_INSTRUCTION_. Report how many lines hold the string "matplotlib". Give the number and nothing else.

_DATASET SECTION_.

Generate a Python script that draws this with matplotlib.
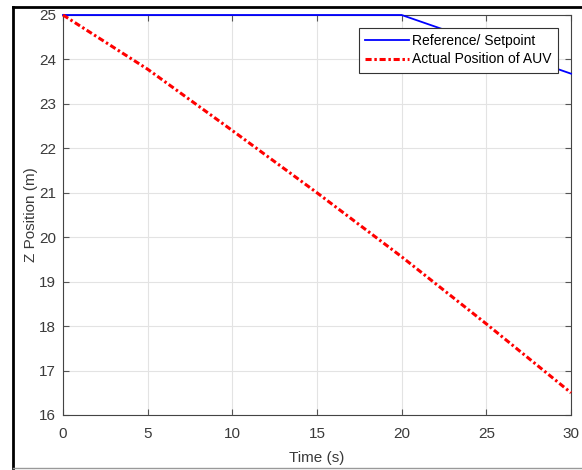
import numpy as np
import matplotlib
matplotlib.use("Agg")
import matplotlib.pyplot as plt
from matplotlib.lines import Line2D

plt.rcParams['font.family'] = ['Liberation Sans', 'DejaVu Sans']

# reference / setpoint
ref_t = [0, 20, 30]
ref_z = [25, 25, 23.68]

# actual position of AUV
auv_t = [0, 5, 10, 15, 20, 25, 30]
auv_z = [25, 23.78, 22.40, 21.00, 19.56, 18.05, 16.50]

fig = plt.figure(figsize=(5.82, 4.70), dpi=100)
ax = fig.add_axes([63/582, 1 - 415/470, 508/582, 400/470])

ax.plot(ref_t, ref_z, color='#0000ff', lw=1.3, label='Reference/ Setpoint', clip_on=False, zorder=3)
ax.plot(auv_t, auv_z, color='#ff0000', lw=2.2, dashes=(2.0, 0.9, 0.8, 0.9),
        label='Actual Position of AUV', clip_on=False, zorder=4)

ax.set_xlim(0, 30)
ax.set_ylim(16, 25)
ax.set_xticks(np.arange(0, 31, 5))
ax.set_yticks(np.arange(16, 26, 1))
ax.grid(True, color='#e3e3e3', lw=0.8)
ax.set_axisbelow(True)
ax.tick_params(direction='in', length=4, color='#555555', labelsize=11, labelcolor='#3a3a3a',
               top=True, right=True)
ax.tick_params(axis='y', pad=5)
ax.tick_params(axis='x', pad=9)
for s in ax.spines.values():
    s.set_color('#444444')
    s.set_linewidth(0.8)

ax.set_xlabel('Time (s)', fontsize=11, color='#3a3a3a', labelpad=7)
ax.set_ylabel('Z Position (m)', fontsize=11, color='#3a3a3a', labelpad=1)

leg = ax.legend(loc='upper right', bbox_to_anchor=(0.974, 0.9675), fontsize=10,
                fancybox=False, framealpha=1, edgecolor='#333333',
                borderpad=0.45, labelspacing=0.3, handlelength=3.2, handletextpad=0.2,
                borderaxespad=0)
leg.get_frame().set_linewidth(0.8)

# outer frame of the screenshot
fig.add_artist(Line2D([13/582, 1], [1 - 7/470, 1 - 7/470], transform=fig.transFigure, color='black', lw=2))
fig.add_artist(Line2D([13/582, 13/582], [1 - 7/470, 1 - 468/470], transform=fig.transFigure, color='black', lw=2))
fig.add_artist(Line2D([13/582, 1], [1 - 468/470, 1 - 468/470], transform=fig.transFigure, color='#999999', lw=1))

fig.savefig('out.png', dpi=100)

_CORRECT RESULT_. 5